The task ▸
Repeat each entry as written and leave the images out of the copy.

═══ Provided records ═══

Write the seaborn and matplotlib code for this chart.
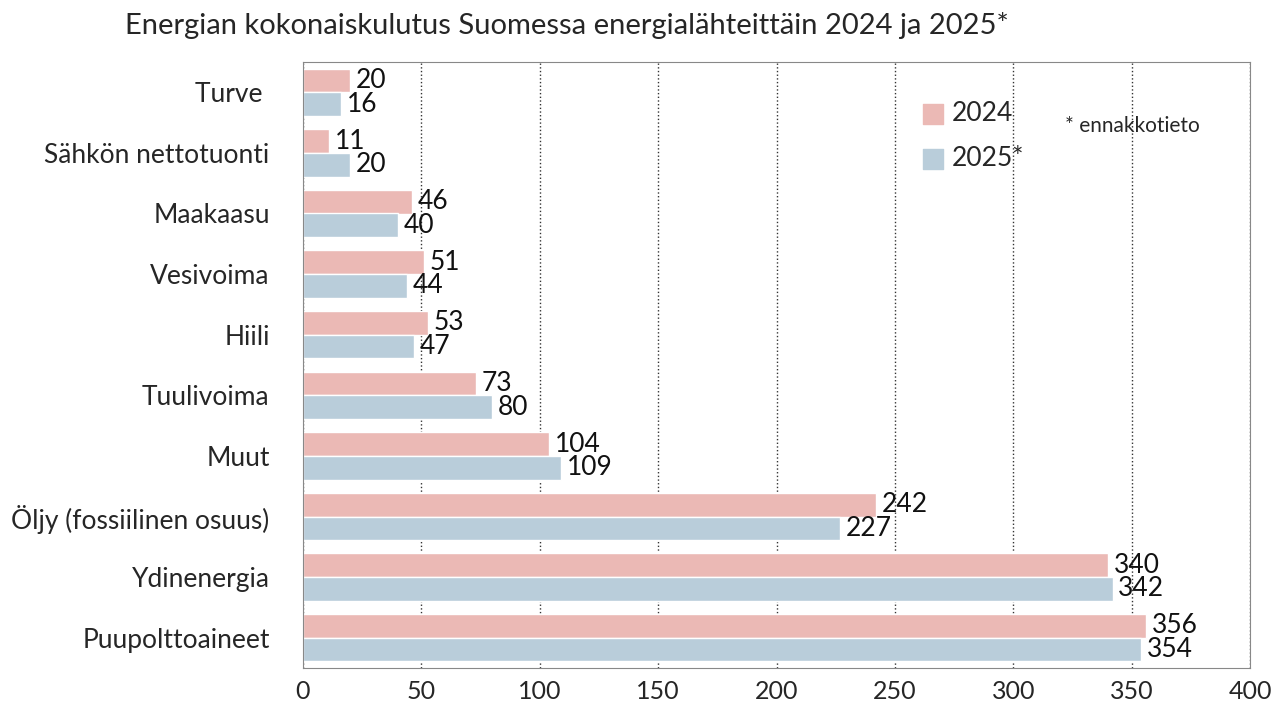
import pandas as pd
import seaborn as sns
import matplotlib.pyplot as plt

categories = ["Turve ", "Sähkön nettotuonti", "Maakaasu", "Vesivoima", "Hiili",
              "Tuulivoima", "Muut", "Öljy (fossiilinen osuus)", "Ydinenergia",
              "Puupolttoaineet"]
values_2024 = [20, 11, 46, 51, 53, 73, 104, 242, 340, 356]
values_2025 = [16, 20, 40, 44, 47, 80, 109, 227, 342, 354]
years = ["2024", "2025*"]

df = pd.DataFrame({
    "source": categories * 2,
    "value": values_2024 + values_2025,
    "year": [years[0]] * len(categories) + [years[1]] * len(categories),
})

sns.set_style("white")
plt.rcParams['font.family'] = ['Lato', 'DejaVu Sans']

fig = plt.figure(figsize=(12.8, 7.23), dpi=100)
ax = fig.add_axes([303 / 1280, 1 - 668 / 723, (1250 - 303) / 1280, (668 - 62) / 723])

palette = {"2024": "#ebb9b5", "2025*": "#b9cdda"}
sns.barplot(data=df, y="source", x="value", hue="year", order=categories,
            hue_order=years, palette=palette, orient="h", width=0.78,
            saturation=1, ax=ax, legend=False)

for cont in ax.containers:
    ax.bar_label(cont, padding=4, fontsize=19, color="#111111")

ax.set_xlim(0, 400)
ax.set_xticks(range(0, 401, 50))
ax.set_ylim(len(categories) - 0.5, -0.5)
ax.xaxis.grid(True, linestyle=":", color="#333333", linewidth=1)
ax.set_axisbelow(True)
ax.set_xlabel("")
ax.set_ylabel("")
ax.tick_params(axis="x", labelsize=18, length=5, color="#333333")
ax.tick_params(axis="y", labelsize=19, length=0, pad=24)
for s in ax.spines.values():
    s.set_color("#888888")

# legend
for i, (yr, ypos) in enumerate(zip(years, [0.915, 0.84])):
    ax.scatter([0.665], [ypos], marker="s", s=200, color=palette[yr],
               transform=ax.transAxes, clip_on=False)
    ax.text(0.685, ypos, yr, transform=ax.transAxes, fontsize=19, va="center")
ax.text(0.805, 0.895, "* ennakkotieto", transform=ax.transAxes, fontsize=15, va="center")

fig.text(0.098, 0.965, "Energian kokonaiskulutus Suomessa energialähteittäin 2024 ja 2025*",
         fontsize=21, va="center")

fig.savefig("out.png", dpi=100)
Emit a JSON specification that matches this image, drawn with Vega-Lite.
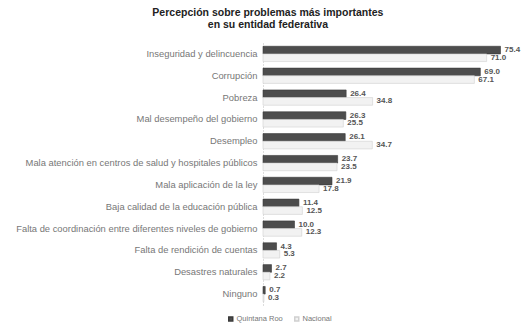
{
  "$schema": "https://vega.github.io/schema/vega-lite/v6.json",
  "width": 252,
  "height": 262,
  "padding": {"left": 15, "top": 7, "right": 2, "bottom": 2},
  "background": "#ffffff",
  "config": {
    "font": "Liberation Sans",
    "view": {"stroke": null}
  },
  "title": {
    "text": ["Percepción sobre problemas más importantes", "en su entidad federativa"],
    "fontSize": 10.5,
    "fontWeight": "bold",
    "color": "#222222",
    "anchor": "middle",
    "frame": "bounds",
    "offset": 13,
    "lineHeight": 12
  },
  "data": {
    "values": [
      {"categoria": "Inseguridad y delincuencia", "serie": "Quintana Roo", "valor": 75.4},
      {"categoria": "Inseguridad y delincuencia", "serie": "Nacional", "valor": 71.0},
      {"categoria": "Corrupción", "serie": "Quintana Roo", "valor": 69.0},
      {"categoria": "Corrupción", "serie": "Nacional", "valor": 67.1},
      {"categoria": "Pobreza", "serie": "Quintana Roo", "valor": 26.4},
      {"categoria": "Pobreza", "serie": "Nacional", "valor": 34.8},
      {"categoria": "Mal desempeño del gobierno", "serie": "Quintana Roo", "valor": 26.3},
      {"categoria": "Mal desempeño del gobierno", "serie": "Nacional", "valor": 25.5},
      {"categoria": "Desempleo", "serie": "Quintana Roo", "valor": 26.1},
      {"categoria": "Desempleo", "serie": "Nacional", "valor": 34.7},
      {"categoria": "Mala atención en centros de salud y hospitales públicos", "serie": "Quintana Roo", "valor": 23.7},
      {"categoria": "Mala atención en centros de salud y hospitales públicos", "serie": "Nacional", "valor": 23.5},
      {"categoria": "Mala aplicación de la ley", "serie": "Quintana Roo", "valor": 21.9},
      {"categoria": "Mala aplicación de la ley", "serie": "Nacional", "valor": 17.8},
      {"categoria": "Baja calidad de la educación pública", "serie": "Quintana Roo", "valor": 11.4},
      {"categoria": "Baja calidad de la educación pública", "serie": "Nacional", "valor": 12.5},
      {"categoria": "Falta de coordinación entre diferentes niveles de gobierno", "serie": "Quintana Roo", "valor": 10.0},
      {"categoria": "Falta de coordinación entre diferentes niveles de gobierno", "serie": "Nacional", "valor": 12.3},
      {"categoria": "Falta de rendición de cuentas", "serie": "Quintana Roo", "valor": 4.3},
      {"categoria": "Falta de rendición de cuentas", "serie": "Nacional", "valor": 5.3},
      {"categoria": "Desastres naturales", "serie": "Quintana Roo", "valor": 2.7},
      {"categoria": "Desastres naturales", "serie": "Nacional", "valor": 2.2},
      {"categoria": "Ninguno", "serie": "Quintana Roo", "valor": 0.7},
      {"categoria": "Ninguno", "serie": "Nacional", "valor": 0.3}
    ]
  },
  "encoding": {
    "y": {
      "field": "categoria",
      "type": "nominal",
      "sort": null,
      "scale": {"paddingInner": 0.3, "paddingOuter": 0.15},
      "axis": {
        "title": null,
        "ticks": false,
        "domain": true,
        "domainColor": "#bbbbbb",
        "domainDash": [1, 2],
        "labelFontSize": 9.4,
        "labelColor": "#777777",
        "labelPadding": 6,
        "labelLimit": 320
      }
    },
    "yOffset": {"field": "serie", "type": "nominal", "sort": ["Quintana Roo", "Nacional"]},
    "x": {
      "field": "valor",
      "type": "quantitative",
      "scale": {"domain": [0, 80]},
      "axis": null
    }
  },
  "layer": [
    {
      "mark": {"type": "bar", "strokeWidth": 0.6},
      "encoding": {
        "color": {
          "field": "serie",
          "type": "nominal",
          "sort": ["Quintana Roo", "Nacional"],
          "scale": {"domain": ["Quintana Roo", "Nacional"], "range": ["#4d4d4d", "#f2f2f2"]},
          "legend": {
            "title": null,
            "orient": "none",
            "legendX": -36,
            "legendY": 272,
            "direction": "horizontal",
            "symbolType": "square",
            "symbolSize": 16,
            "symbolOffset": 0,
            "labelOffset": 2,
            "labelFontSize": 7.5,
            "labelColor": "#777777",
            "columnPadding": 8
          }
        },
        "stroke": {
          "field": "serie",
          "type": "nominal",
          "scale": {"domain": ["Quintana Roo", "Nacional"], "range": ["#3a3a3a", "#d0d0d0"]},
          "legend": null
        }
      }
    },
    {
      "mark": {"type": "text", "align": "left", "baseline": "middle", "dx": 4, "fontSize": 8, "fontWeight": "bold", "color": "#555555"},
      "encoding": {
        "text": {"field": "valor", "type": "quantitative", "format": ".1f"}
      }
    }
  ]
}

═══

Result for this exercise ▸
Write the seaborn and matplotlib code for this chart.
import pandas as pd
import seaborn as sns
import matplotlib.pyplot as plt

categories = ["Turve ", "Sähkön nettotuonti", "Maakaasu", "Vesivoima", "Hiili",
              "Tuulivoima", "Muut", "Öljy (fossiilinen osuus)", "Ydinenergia",
              "Puupolttoaineet"]
values_2024 = [20, 11, 46, 51, 53, 73, 104, 242, 340, 356]
values_2025 = [16, 20, 40, 44, 47, 80, 109, 227, 342, 354]
years = ["2024", "2025*"]

df = pd.DataFrame({
    "source": categories * 2,
    "value": values_2024 + values_2025,
    "year": [years[0]] * len(categories) + [years[1]] * len(categories),
})

sns.set_style("white")
plt.rcParams['font.family'] = ['Lato', 'DejaVu Sans']

fig = plt.figure(figsize=(12.8, 7.23), dpi=100)
ax = fig.add_axes([303 / 1280, 1 - 668 / 723, (1250 - 303) / 1280, (668 - 62) / 723])

palette = {"2024": "#ebb9b5", "2025*": "#b9cdda"}
sns.barplot(data=df, y="source", x="value", hue="year", order=categories,
            hue_order=years, palette=palette, orient="h", width=0.78,
            saturation=1, ax=ax, legend=False)

for cont in ax.containers:
    ax.bar_label(cont, padding=4, fontsize=19, color="#111111")

ax.set_xlim(0, 400)
ax.set_xticks(range(0, 401, 50))
ax.set_ylim(len(categories) - 0.5, -0.5)
ax.xaxis.grid(True, linestyle=":", color="#333333", linewidth=1)
ax.set_axisbelow(True)
ax.set_xlabel("")
ax.set_ylabel("")
ax.tick_params(axis="x", labelsize=18, length=5, color="#333333")
ax.tick_params(axis="y", labelsize=19, length=0, pad=24)
for s in ax.spines.values():
    s.set_color("#888888")

# legend
for i, (yr, ypos) in enumerate(zip(years, [0.915, 0.84])):
    ax.scatter([0.665], [ypos], marker="s", s=200, color=palette[yr],
               transform=ax.transAxes, clip_on=False)
    ax.text(0.685, ypos, yr, transform=ax.transAxes, fontsize=19, va="center")
ax.text(0.805, 0.895, "* ennakkotieto", transform=ax.transAxes, fontsize=15, va="center")

fig.text(0.098, 0.965, "Energian kokonaiskulutus Suomessa energialähteittäin 2024 ja 2025*",
         fontsize=21, va="center")

fig.savefig("out.png", dpi=100)
Emit a JSON specification that matches this image, drawn with Vega-Lite.
{
  "$schema": "https://vega.github.io/schema/vega-lite/v6.json",
  "width": 252,
  "height": 262,
  "padding": {"left": 15, "top": 7, "right": 2, "bottom": 2},
  "background": "#ffffff",
  "config": {
    "font": "Liberation Sans",
    "view": {"stroke": null}
  },
  "title": {
    "text": ["Percepción sobre problemas más importantes", "en su entidad federativa"],
    "fontSize": 10.5,
    "fontWeight": "bold",
    "color": "#222222",
    "anchor": "middle",
    "frame": "bounds",
    "offset": 13,
    "lineHeight": 12
  },
  "data": {
    "values": [
      {"categoria": "Inseguridad y delincuencia", "serie": "Quintana Roo", "valor": 75.4},
      {"categoria": "Inseguridad y delincuencia", "serie": "Nacional", "valor": 71.0},
      {"categoria": "Corrupción", "serie": "Quintana Roo", "valor": 69.0},
      {"categoria": "Corrupción", "serie": "Nacional", "valor": 67.1},
      {"categoria": "Pobreza", "serie": "Quintana Roo", "valor": 26.4},
      {"categoria": "Pobreza", "serie": "Nacional", "valor": 34.8},
      {"categoria": "Mal desempeño del gobierno", "serie": "Quintana Roo", "valor": 26.3},
      {"categoria": "Mal desempeño del gobierno", "serie": "Nacional", "valor": 25.5},
      {"categoria": "Desempleo", "serie": "Quintana Roo", "valor": 26.1},
      {"categoria": "Desempleo", "serie": "Nacional", "valor": 34.7},
      {"categoria": "Mala atención en centros de salud y hospitales públicos", "serie": "Quintana Roo", "valor": 23.7},
      {"categoria": "Mala atención en centros de salud y hospitales públicos", "serie": "Nacional", "valor": 23.5},
      {"categoria": "Mala aplicación de la ley", "serie": "Quintana Roo", "valor": 21.9},
      {"categoria": "Mala aplicación de la ley", "serie": "Nacional", "valor": 17.8},
      {"categoria": "Baja calidad de la educación pública", "serie": "Quintana Roo", "valor": 11.4},
      {"categoria": "Baja calidad de la educación pública", "serie": "Nacional", "valor": 12.5},
      {"categoria": "Falta de coordinación entre diferentes niveles de gobierno", "serie": "Quintana Roo", "valor": 10.0},
      {"categoria": "Falta de coordinación entre diferentes niveles de gobierno", "serie": "Nacional", "valor": 12.3},
      {"categoria": "Falta de rendición de cuentas", "serie": "Quintana Roo", "valor": 4.3},
      {"categoria": "Falta de rendición de cuentas", "serie": "Nacional", "valor": 5.3},
      {"categoria": "Desastres naturales", "serie": "Quintana Roo", "valor": 2.7},
      {"categoria": "Desastres naturales", "serie": "Nacional", "valor": 2.2},
      {"categoria": "Ninguno", "serie": "Quintana Roo", "valor": 0.7},
      {"categoria": "Ninguno", "serie": "Nacional", "valor": 0.3}
    ]
  },
  "encoding": {
    "y": {
      "field": "categoria",
      "type": "nominal",
      "sort": null,
      "scale": {"paddingInner": 0.3, "paddingOuter": 0.15},
      "axis": {
        "title": null,
        "ticks": false,
        "domain": true,
        "domainColor": "#bbbbbb",
        "domainDash": [1, 2],
        "labelFontSize": 9.4,
        "labelColor": "#777777",
        "labelPadding": 6,
        "labelLimit": 320
      }
    },
    "yOffset": {"field": "serie", "type": "nominal", "sort": ["Quintana Roo", "Nacional"]},
    "x": {
      "field": "valor",
      "type": "quantitative",
      "scale": {"domain": [0, 80]},
      "axis": null
    }
  },
  "layer": [
    {
      "mark": {"type": "bar", "strokeWidth": 0.6},
      "encoding": {
        "color": {
          "field": "serie",
          "type": "nominal",
          "sort": ["Quintana Roo", "Nacional"],
          "scale": {"domain": ["Quintana Roo", "Nacional"], "range": ["#4d4d4d", "#f2f2f2"]},
          "legend": {
            "title": null,
            "orient": "none",
            "legendX": -36,
            "legendY": 272,
            "direction": "horizontal",
            "symbolType": "square",
            "symbolSize": 16,
            "symbolOffset": 0,
            "labelOffset": 2,
            "labelFontSize": 7.5,
            "labelColor": "#777777",
            "columnPadding": 8
          }
        },
        "stroke": {
          "field": "serie",
          "type": "nominal",
          "scale": {"domain": ["Quintana Roo", "Nacional"], "range": ["#3a3a3a", "#d0d0d0"]},
          "legend": null
        }
      }
    },
    {
      "mark": {"type": "text", "align": "left", "baseline": "middle", "dx": 4, "fontSize": 8, "fontWeight": "bold", "color": "#555555"},
      "encoding": {
        "text": {"field": "valor", "type": "quantitative", "format": ".1f"}
      }
    }
  ]
}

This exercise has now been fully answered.